14. A device as recited in claim 13, wherein the connecting system comprises a cable and pulley system.

15. The exercise device as recited in claim 13, wherein said resistance member comprises at least one of an elastomeric member and a spring.

16. The exercise device as recited in claim 13, wherein said actuating assembly comprises a connecting member coupled to a handle mechanism, at least a portion of said handle mechanism being pivotally coupled to said connecting member.

17. The exercise device as recited in claim 16, wherein said handle mechanism comprises a spring-loaded handle configured to selectively couple to said arm.

18. The exercise device as recited in claim 17, wherein said handle mechanism comprises a first member and a moveable member spring biased with respect to said first member.

19. The exercise device as recited in claim 18, wherein said handle mechanism comprises at least one engagement member, said at least one engagement member being adapted to selectively couple to said arm as said spring-loaded handle manipulated.

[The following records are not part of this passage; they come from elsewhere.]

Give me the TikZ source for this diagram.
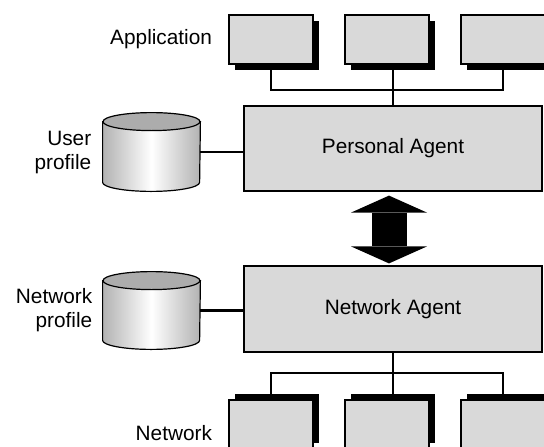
\documentclass[tikz,border=0pt]{standalone}
\usepackage{fontspec}
\setmainfont{Liberation Sans}
\usetikzlibrary{shadows,arrows.meta,positioning}
\definecolor{boxgray}{RGB}{217,217,217}
\definecolor{dbtop}{RGB}{172,172,172}
\definecolor{dbside}{RGB}{178,178,178}

\begin{document}
\begin{tikzpicture}[x=0.5pt,y=0.5pt,font=\fontsize{10.4pt}{12pt}\selectfont,
	box/.style={draw, fill=boxgray, line width=0.6pt, rectangle, minimum width=42pt, minimum height=24.5pt},
	agent/.style={draw, fill=boxgray, line width=0.6pt, rectangle, minimum width=149pt, minimum height=42.5pt},
	shadowbelow/.style={drop shadow={shadow xshift=2.75pt, shadow yshift=-3pt, fill=black, opacity=1}},
	shadowabove/.style={drop shadow={shadow xshift=2.75pt, shadow yshift=3pt, fill=black, opacity=1}},
	db/.style={rectangle, minimum width=48.5pt, minimum height=39pt, inner sep=0pt},
	wire/.style={line width=1.2pt},
	lbl/.style={inner sep=0pt, align=right},
	bigarrow/.style={line width=17.5pt, {Triangle[length=8.5pt,width=38pt,line width=0pt]}-{Triangle[length=8.5pt,width=38pt,line width=0pt]}, shorten <=2pt, shorten >=1pt}]
	\clip (0,0) rectangle (544,446);
	% applications
	\node[box, shadowbelow] (app1) at (271,406.5) {};
	\node[box, shadowbelow] (app2) at (387,406.5) {};
	\node[box, shadowbelow] (app3) at (503,406.5) {};
	\node[lbl, left=8pt of app1] (applbl) {Application};
	% agents
	\node[agent] (pa) at (393,297.5) {Personal Agent};
	\node[agent, minimum height=43pt] (na) at (393,137) {Network Agent};
	% networks
	\node[box, shadowabove] (net1) at (271,21.5) {};
	\node[box, shadowabove] (net2) at (387,21.5) {};
	\node[box, shadowabove] (net3) at (503,21.5) {};
	\node[lbl, left=8pt of net1, yshift=-4.25pt] (netlbl) {Network};
	% profiles
	\node[db] (up) at (151.5,294) {};
	\node[db, minimum height=38.5pt] (np) at (151.5,135.5) {};
	\foreach \c in {up,np} {
		\shade[left color=dbside, right color=dbside, middle color=white, draw, line width=0.6pt]
			([yshift=-4.5pt]\c.north west) -- ([yshift=4.5pt]\c.south west)
			arc[start angle=180, end angle=360, x radius=48.5, y radius=9]
			-- ([yshift=-4.5pt]\c.north east) -- cycle;
		\filldraw[fill=dbtop, line width=0.6pt] ([yshift=-4.5pt]\c.north) ellipse[x radius=48.5, y radius=9];
	}
	\node[lbl, left=5.5pt of up] (uplbl) {User\\profile};
	\node[lbl, left=5pt of np] (nplbl) {Network\\profile};
	% connections
	\coordinate (topbus) at (0,356);
	\coordinate (botbus) at (0,73);
	\draw[wire] (app1.south) -- (app1.south |- topbus) -- (app3.south |- topbus) -- (app3.south);
	\draw[wire] (pa.north) -- (pa.north |- app2.south);
	\draw[wire] (net1.north) -- (net1.north |- botbus) -- (net3.north |- botbus) -- (net3.north);
	\draw[wire] (na.south) -- (na.south |- net2.north);
	\draw[wire] (up.east) -- (up.east -| pa.west);
	\draw[wire] (np.east) -- (np.east -| na.west);
	\draw[bigarrow] ([xshift=-2pt]pa.south) -- ([xshift=-2pt]na.north);
\end{tikzpicture}
\end{document}
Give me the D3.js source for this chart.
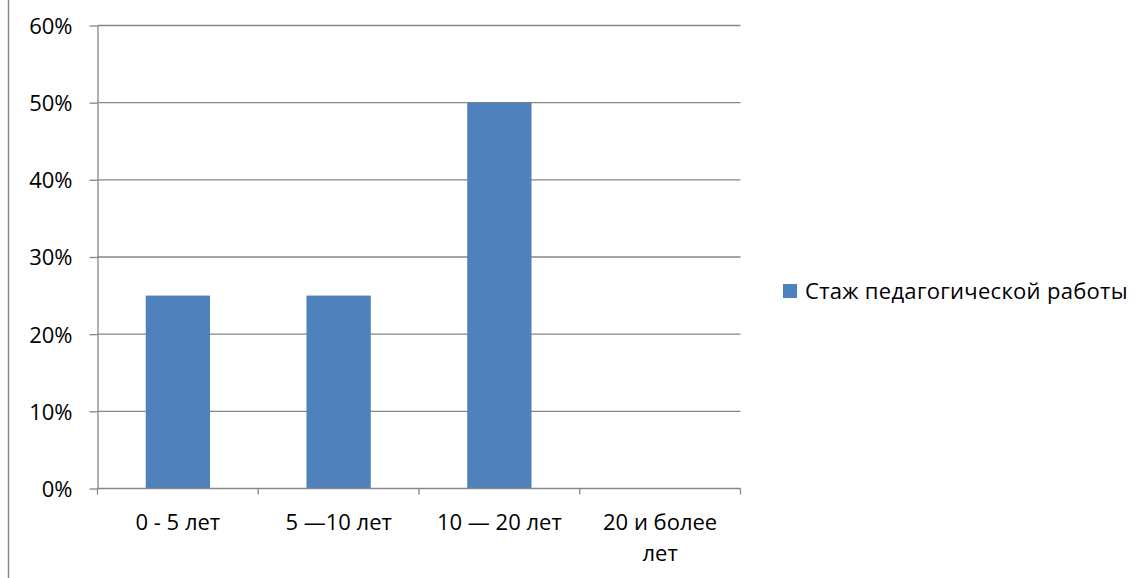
<!DOCTYPE html>
<html>
<head>
<meta charset="utf-8">
<script src="https://cdn.jsdelivr.net/npm/d3@7"></script>
<style>
  body { margin: 0; background: #fff; }
  svg text { font-family: "Open Sans", "Noto Sans", sans-serif; fill: #000; }
</style>
</head>
<body>
<svg id="chart" width="1139" height="578"></svg>
<script>
const categories = ["0 - 5 лет", "5 —10 лет", "10 — 20 лет", "20 и более лет"];
const values = [0.25, 0.25, 0.5, 0];
const yTicks = [0, 0.1, 0.2, 0.3, 0.4, 0.5, 0.6];
const seriesName = "Стаж педагогической работы";

const svg = d3.select("#chart");
const margin = { top: 25.5, left: 97.5, right: 740.5, bottom: 488.5 };
const barColor = "#4f81bd";
const gridColor = "#868686";

// left frame line
svg.append("line")
  .attr("x1", 8.5).attr("x2", 8.5)
  .attr("y1", 0).attr("y2", 578)
  .attr("stroke", gridColor).attr("stroke-width", 1.5);

const x = d3.scaleBand()
  .domain(categories)
  .range([margin.left, margin.right])
  .paddingInner(0.6)
  .paddingOuter(0.3);

const y = d3.scaleLinear()
  .domain([0, 0.6])
  .range([margin.bottom, margin.top]);

// gridlines
svg.append("g")
  .selectAll("line")
  .data(yTicks.slice(1))
  .join("line")
  .attr("x1", margin.left).attr("x2", margin.right)
  .attr("y1", d => y(d)).attr("y2", d => y(d))
  .attr("stroke", gridColor).attr("stroke-width", 1.3);

// bars
svg.append("g")
  .selectAll("rect")
  .data(values)
  .join("rect")
  .attr("x", (d, i) => x(categories[i]))
  .attr("width", x.bandwidth())
  .attr("y", d => y(d))
  .attr("height", d => margin.bottom - y(d))
  .attr("fill", barColor);

// y axis
const yAxis = svg.append("g")
  .attr("transform", `translate(${margin.left},0)`)
  .call(d3.axisLeft(y).tickValues(yTicks).tickFormat(d3.format(".0%")).tickSizeInner(8).tickSizeOuter(0).tickPadding(17));
yAxis.selectAll("path, line").attr("stroke", gridColor).attr("stroke-width", 1.3);
yAxis.selectAll("text").style("font-size", "22px").attr("fill", "#000").attr("dy", "0.36em");

// x axis
const step = (margin.right - margin.left) / categories.length;
const xAxis = svg.append("g")
  .attr("transform", `translate(0,${margin.bottom})`);
xAxis.append("line")
  .attr("x1", margin.left).attr("x2", margin.right)
  .attr("stroke", gridColor).attr("stroke-width", 1.3);
xAxis.selectAll(".tk")
  .data(d3.range(categories.length + 1))
  .join("line")
  .attr("x1", d => margin.left + d * step).attr("x2", d => margin.left + d * step)
  .attr("y1", 0).attr("y2", 6)
  .attr("stroke", gridColor).attr("stroke-width", 1.3);

const labelLines = [["0 - 5 лет"], ["5 —10 лет"], ["10 — 20 лет"], ["20 и более", "лет"]];
categories.forEach((c, i) => {
  const t = xAxis.append("text")
    .attr("x", x(c) + x.bandwidth() / 2)
    .attr("y", 41)
    .attr("text-anchor", "middle")
    .style("font-size", "22px");
  labelLines[i].forEach((ln, j) => {
    t.append("tspan").attr("x", x(c) + x.bandwidth() / 2).attr("dy", j ? 31 : 0).text(ln);
  });
});

// legend
const lg = svg.append("g").attr("transform", "translate(783,284)");
lg.append("rect").attr("width", 14).attr("height", 14).attr("fill", barColor);
lg.append("text").attr("x", 22).attr("y", 15).style("font-size", "22px").style("letter-spacing", "0.3px").text(seriesName);
</script>
</body>
</html>
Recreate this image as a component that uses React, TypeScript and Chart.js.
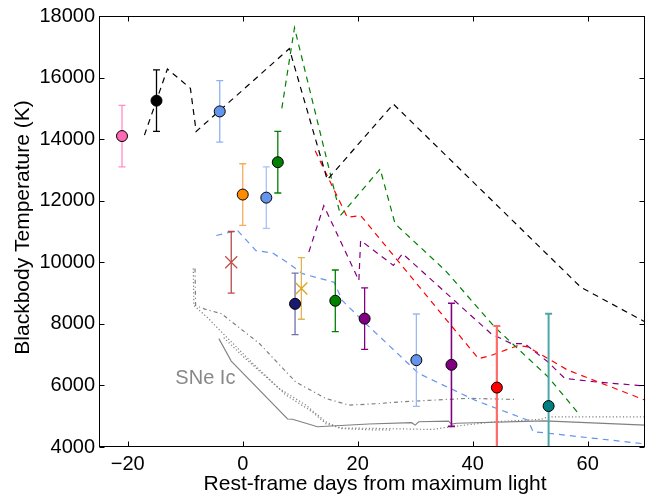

20. The exercise device as recited in claim 13, wherein said exercise device further comprises a track coupled to said frame, said track being adapted to receive at least a portion of said resistance member and wherein at least a portion of said resistance member slidably engages with said track.

21. The exercise device as recited in claim 13, wherein said actuating assembly comprises at least one wheel adapted to cooperate with a portion of said arm and aid in moving said actuating assembly along said arm.

22. The exercise device as recited in claim 13, wherein movement of said arm results in movement of said second end of said resistance member.